Mr. Rajaratnam had one run-in with regulators in the past, agreeing to pay a fine of nearly $2 million in 2005 after the Securities and Exchange Commission alleged the improper short-selling of 17 stocks just before the companies sold additional shares. But Galleon also was one of the minority of hedge funds that agreed to register with the SEC, which then regularly audited it.

Mr. Rajaratnam boasted to at least one client that the SEC specifically investigated whether Galleon had been doing any insider trading or other illegal trading and had given the hedge fund a clean bill of health. Galleon employed a chief compliance officer charged with making sure all trading at the firm was done properly, a position that many funds don't have.

Mr.
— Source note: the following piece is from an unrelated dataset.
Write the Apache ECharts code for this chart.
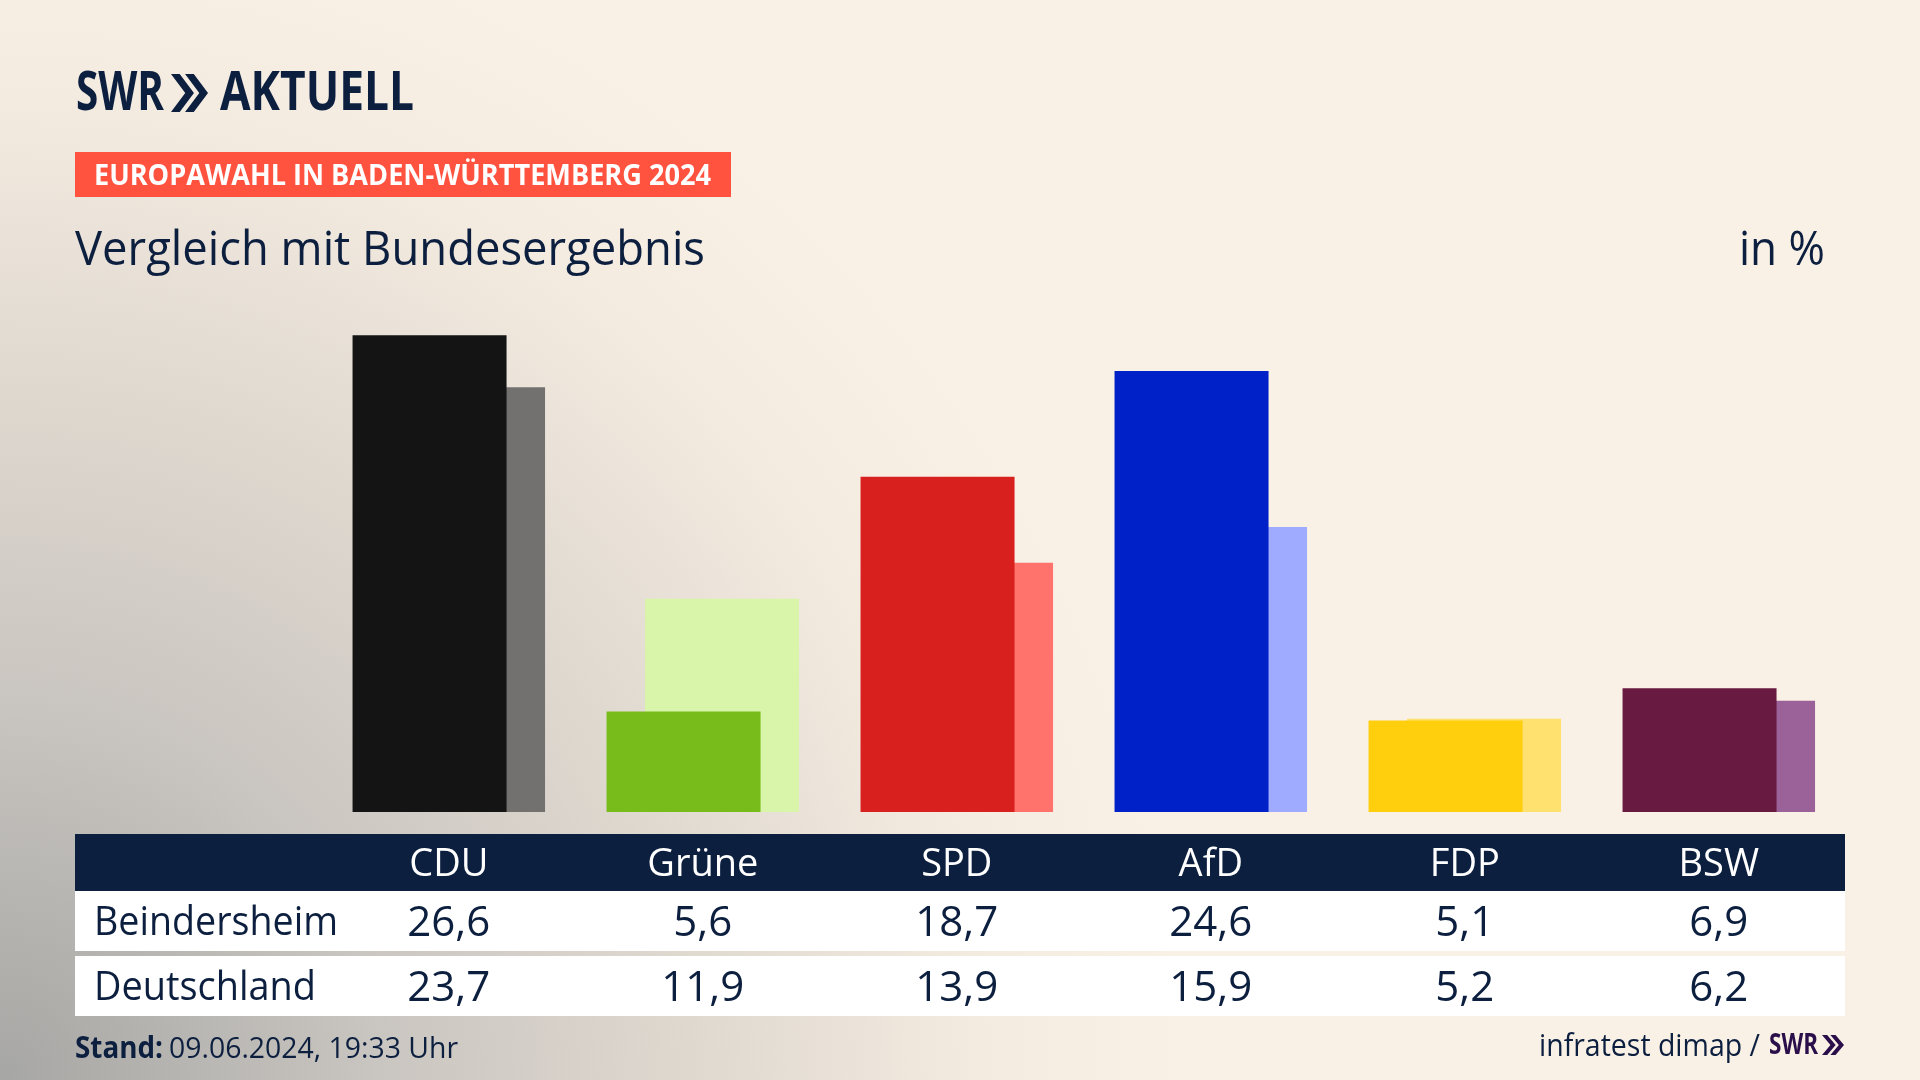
<!DOCTYPE html>
<html lang="de">
<head>
<meta charset="utf-8">
<title>Europawahl Vergleich</title>
<script src="https://cdn.jsdelivr.net/npm/echarts@6/dist/echarts.min.js"></script>
<style>
  html, body { margin: 0; padding: 0; }
  #chart {
    width: 1920px; height: 1080px;
    background: radial-gradient(circle 1350px at 0 1080px, #a6a6a4 0, #c9c5c0 28%, #e0d9d0 52%, #f5ece1 74%, #faf1e6 88%);
  }
</style>
</head>
<body>
<div id="chart"></div>
<script>
const INK = "#0c1f3f";
const FONT = "'Open Sans', sans-serif";

const parties = [
    { name: "CDU",   ort: 26.6, bund: 23.7, color: "#141414", light: "#72716f" },
    { name: "Grüne", ort: 5.6,  bund: 11.9, color: "#78bc1b", light: "#d8f5a9" },
    { name: "SPD",   ort: 18.7, bund: 13.9, color: "#d8201e", light: "#ff736c" },
    { name: "AfD",   ort: 24.6, bund: 15.9, color: "#0020c8", light: "#9eabff" },
    { name: "FDP",   ort: 5.1,  bund: 5.2,  color: "#ffce0c", light: "#ffe170" },
    { name: "BSW",   ort: 6.9,  bund: 6.2,  color: "#691a40", light: "#9b6199" }
];

const GRID_LEFT = 321.8, COL_W = 254;
const colX = i => GRID_LEFT + COL_W * (i + 0.5);
const fmt = v => v.toFixed(1).replace(".", ",");

const ctx = document.createElement("canvas").getContext("2d");
// text squeezed to the width it has in the picture (the original font is narrower)
function label(text, x, y, size, width, opts = {}) {
    const weight = opts.weight || "normal";
    ctx.font = `${weight} ${size}px 'Open Sans'`;
    const sx = width ? width / ctx.measureText(text).width : 1;
    return {
        type: "text", x, y, scaleX: sx, z: 10,
        style: {
            text, fill: opts.fill || INK, font: `${weight} ${size}px ${FONT}`,
            textAlign: opts.align || "left", textVerticalAlign: "middle"
        }
    };
}
function rect(x, y, width, height, fill) {
    return { type: "rect", shape: { x, y, width, height }, style: { fill }, z: 5 };
}
function chevrons(x, y, w, h, fill) {
    const cw = w * 0.62, shift = w - cw, notch = cw * 0.38;
    return [0, shift].map(dx => ({
        type: "polygon", z: 10, style: { fill },
        shape: { points: [
            [x + dx, y], [x + dx + notch, y], [x + dx + cw, y + h / 2],
            [x + dx + notch, y + h], [x + dx, y + h], [x + dx + cw - notch, y + h / 2]
        ] }
    }));
}

const graphics = [
    label("SWR", 76, 95, 53, 88, { weight: "bold" }),
    ...chevrons(171, 74, 37, 38, INK),
    label("AKTUELL", 220, 95, 53, 194, { weight: "bold" }),
    rect(75, 152, 656, 45, "#ff5340"),
    label("EUROPAWAHL IN BADEN-WÜRTTEMBERG 2024", 94, 177, 28, 617, { weight: "bold", fill: "#fff" }),
    label("Vergleich mit Bundesergebnis", 75, 252, 47, 630),
    label("in %", 1739, 252, 47, 86),
    rect(75, 834, 1770, 57, "#0c1f3f"),
    rect(75, 891, 1770, 60, "#fff"),
    rect(75, 956, 1770, 60, "#fff"),
    label("Beindersheim", 94, 924, 40, 244),
    label("Deutschland", 94, 989, 40, 222),
    label("Stand:", 75, 1049, 30, 88, { weight: "bold" }),
    label("09.06.2024, 19:33 Uhr", 169, 1049, 30, 289),
    label("infratest dimap /", 1539, 1047, 31, 221),
    label("SWR", 1769, 1046, 28, 49, { weight: "bold", fill: "#2a0f4a" }),
    ...chevrons(1822, 1035, 22, 20, "#2a0f4a")
];
parties.forEach((p, i) => {
    graphics.push(label(fmt(p.ort), colX(i), 924, 42, null, { align: "center" }));
    graphics.push(label(fmt(p.bund), colX(i), 989, 42, null, { align: "center" }));
});

const chart = echarts.init(document.getElementById("chart"));
chart.setOption({
    animation: false,
    grid: { left: GRID_LEFT, width: COL_W * 6, top: 274.2, bottom: 268 },
    xAxis: {
        type: "category",
        data: parties.map(p => p.name),
        axisLine: { show: false }, axisTick: { show: false },
        z: 10,
        axisLabel: { color: "#fff", fontSize: 38, fontFamily: FONT, margin: 31, lineHeight: 44 }
    },
    yAxis: { type: "value", min: 0, max: 30, show: false },
    series: [
        {
            name: "Beindersheim", type: "bar", barWidth: 154, barGap: "-75%", z: 3,
            data: parties.map(p => ({ value: p.ort, itemStyle: { color: p.color } }))
        },
        {
            name: "Deutschland", type: "bar", barWidth: 154, z: 2,
            data: parties.map(p => ({ value: p.bund, itemStyle: { color: p.light } }))
        }
    ],
    graphic: graphics
});
</script>
</body>
</html>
Rajaratnam has three children and lives on Sutton Place, an exclusive street on Manhattan's Upper East Side. He was in Sri Lanka in December 2004 when the tsunami that caused more than 200,000 deaths across Asia hit the island nation. He wasn't near the coast, but the tragedy moved him to pledge $5 million to replace homes destroyed in the flood. After returning home, he organized a fund raiser at the Stone Rose Lounge in New York's Time Warner Center that raised an additional $3 million.

Galleon manages $3.7 billion, according to a company spokesman; it managed as much as $7 billion a few years ago, according to an investor. Mr. Rajaratnam's technology-focused fund, which is accused of committing the improper trading, manages $350 million. The biggest of Galleon's funds is the $1.2 billion Galleon Diversified fund. Until this year, Mr. Rajaratnam recorded annualized returns of 21% for his largest fund. This year, it rose almost 25% through October.

Mr. Rajaratnam was long considered among the top "growth" investors, with a focus on technology and health-care shares, though it expanded into energy, consumer and financial shares. While Mr. Rajaratnam continued to do his own investing in recent years, his firm churned out much of its gains from dozens of fast-moving traders who operated semi-autonomously, using the firm's capital.

Before launching Galleon in 1997, Mr. Rajaratnam was president and chief operating officer of Needham & Co., an investment bank focused on the technology and health-care industries. He started at Needham in 1985 as an analyst in the electronics sector and was promoted two years letter to oversee investment research. From there he kept rising. It was at Needham in 1992 that he started a hedge fund focused on emerging-market securities, becoming its general partner.